Concerned students gathered at 12:15 p.m. Tuesday, on MU’s campus to demonstrate their support for asthma sufferers nationwide by coughing and “dying” in a cluster on the pedestrian pathway of Lowry Mall.
The students linked asthma problems to local causes such as the coal-fired power plants on MU’s campus and in the city of Columbia. They held signs saying things like, “Coal = 38,000 heart attacks per year” and “Coal = dirty air”. Passersby walked through Lowry, curiously reading the signs covering the “dead” bodies for several minutes before the group of about 20 people “came back to life” and continued on their way to class.
Many of the students had just come from Power Shift, a conference in D.C. centered on creating a clean energy economy. Power Shift attendee Sarah Johnson said, “We learned a lot about the harmful health effects of dirty energy on surrounding communities, and when we came back we really wanted to do something to convey that awful truth.”

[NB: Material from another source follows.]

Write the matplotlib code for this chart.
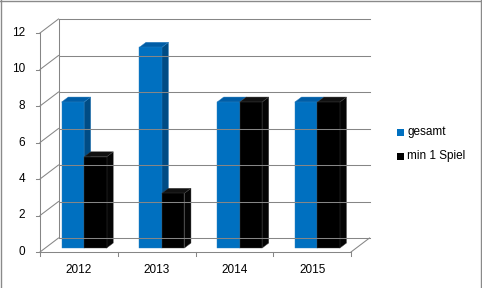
import matplotlib
matplotlib.use('Agg')
import matplotlib.pyplot as plt
from matplotlib.patches import Polygon, Rectangle
from matplotlib.lines import Line2D

years = ['2012', '2013', '2014', '2015']
gesamt = [8, 11, 8, 8]
min1 = [5, 3, 8, 8]
series_names = ['gesamt', 'min 1 Spiel']
yticks = [0, 2, 4, 6, 8, 10, 12]

W, H = 482, 288
fig = plt.figure(figsize=(W / 100, H / 100), dpi=100)
x0, x1 = 40, 351
y0, y1 = 252, 33
ax = fig.add_axes([x0 / W, 1 - y0 / H, (x1 - x0) / W, (y0 - y1) / H])
ax.set_xlim(0, len(years))
ax.set_ylim(0, 12)
ax.axis('off')

px_x = (x1 - x0) / len(years)
px_y = (y0 - y1) / 12
DX = 18.5 / px_x
DY = 14.0 / px_y
GRID = '#868686'
LW = 0.75
FONT = 'Liberation Sans'
FS = 8.5


def P(x, y, z):
    return (x + z * DX, y + z * DY)


def line(pts, **kw):
    xs = [p[0] for p in pts]
    ys = [p[1] for p in pts]
    ax.add_line(Line2D(xs, ys, color=GRID, lw=LW, clip_on=False, **kw))


n = len(years)
# back wall gridlines and side wall
for t in yticks:
    line([P(0, t, 1), P(n, t, 1)])
    line([P(0, t, 0), P(0, t, 1)])
    # y tick marks
    line([(0, t), (-4 / px_x, t)])
    ax.text(-15 / px_x, t, str(t), ha='right', va='center', fontsize=FS,
            family=FONT, color='#000000')
line([P(0, 0, 1), P(0, 12, 1)])
line([P(0, 0, 0), P(0, 12, 0)])
# floor
line([P(0, 0, 0), P(n, 0, 0)])
line([P(n, 0, 0), P(n, 0, 1)])
for i in range(n + 1):
    line([(i, 0), (i, -4 / px_y)])
for i, yr in enumerate(years):
    ax.text(i + 0.5, -18 / px_y, yr, ha='center', va='center', fontsize=FS,
            family=FONT, color='#000000')

BW = 22.5 / px_x
z0, z1 = 0.28, 0.64


def bar(xl, xr, h, cf, ct, cs, ec):
    side = [P(xr, 0, z0), P(xr, 0, z1), P(xr, h, z1), P(xr, h, z0)]
    top = [P(xl, h, z0), P(xr, h, z0), P(xr, h, z1), P(xl, h, z1)]
    front = [P(xl, 0, z0), P(xr, 0, z0), P(xr, h, z0), P(xl, h, z0)]
    for poly, c in ((side, cs), (top, ct), (front, cf)):
        ax.add_patch(Polygon(poly, closed=True, facecolor=c, edgecolor=ec,
                             lw=0.3, clip_on=False))


for i in range(n):
    c = i + 0.5
    bar(c - BW, c, gesamt[i], '#0070C0', '#005DA6', '#004C85', '#2a7fc0')
    bar(c, c + BW, min1[i], '#000000', '#111111', '#050505', '#404040')

# legend
leg_cols = ['#0070C0', '#000000']
leg_y = [132, 156]
for name, col, ly in zip(series_names, leg_cols, leg_y):
    fig.add_artist(Rectangle((397 / W, 1 - (ly + 3.5) / H), 7 / W, 7 / H,
                             transform=fig.transFigure, facecolor=col,
                             edgecolor='none'))
    fig.text(407 / W, 1 - ly / H, name, ha='left', va='center', fontsize=FS,
             family=FONT, color='#000000')

# outer border
bc = '#8a8a8a'
fig.add_artist(Line2D([0.5 / W, 0.5 / W], [0, 1], transform=fig.transFigure, color=bc, lw=1.0))
fig.add_artist(Line2D([0, 480.5 / W], [1 - 0.5 / H, 1 - 0.5 / H], transform=fig.transFigure, color=bc, lw=1.0))
fig.add_artist(Line2D([480.5 / W, 480.5 / W], [0, 1], transform=fig.transFigure, color=bc, lw=1.0))

fig.savefig('out.png', dpi=100)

The American Lung Association says that soot and smog cause asthma attacks, shortness of breath, permanent lung damage, and premature deaths. Coal-fired power plants around the country emit soot daily and are the second largest source of the nitrogen oxides that cause smog according to the Environmental Protection Agency.
Ashley Frayne, a junior at MU, said, “I hope our die-in can bring attention to the human effects of coal, and remind people that we have a big health risk right on campus in the form of our coal-fired power plant.”
The entire month of May is Asthma Awareness Month. The EPA, who sponsors the national awareness effort, says there are about 25 million people effected by asthma in the U.S. and it costs about $20 billion a year in health expenses and lost productivity.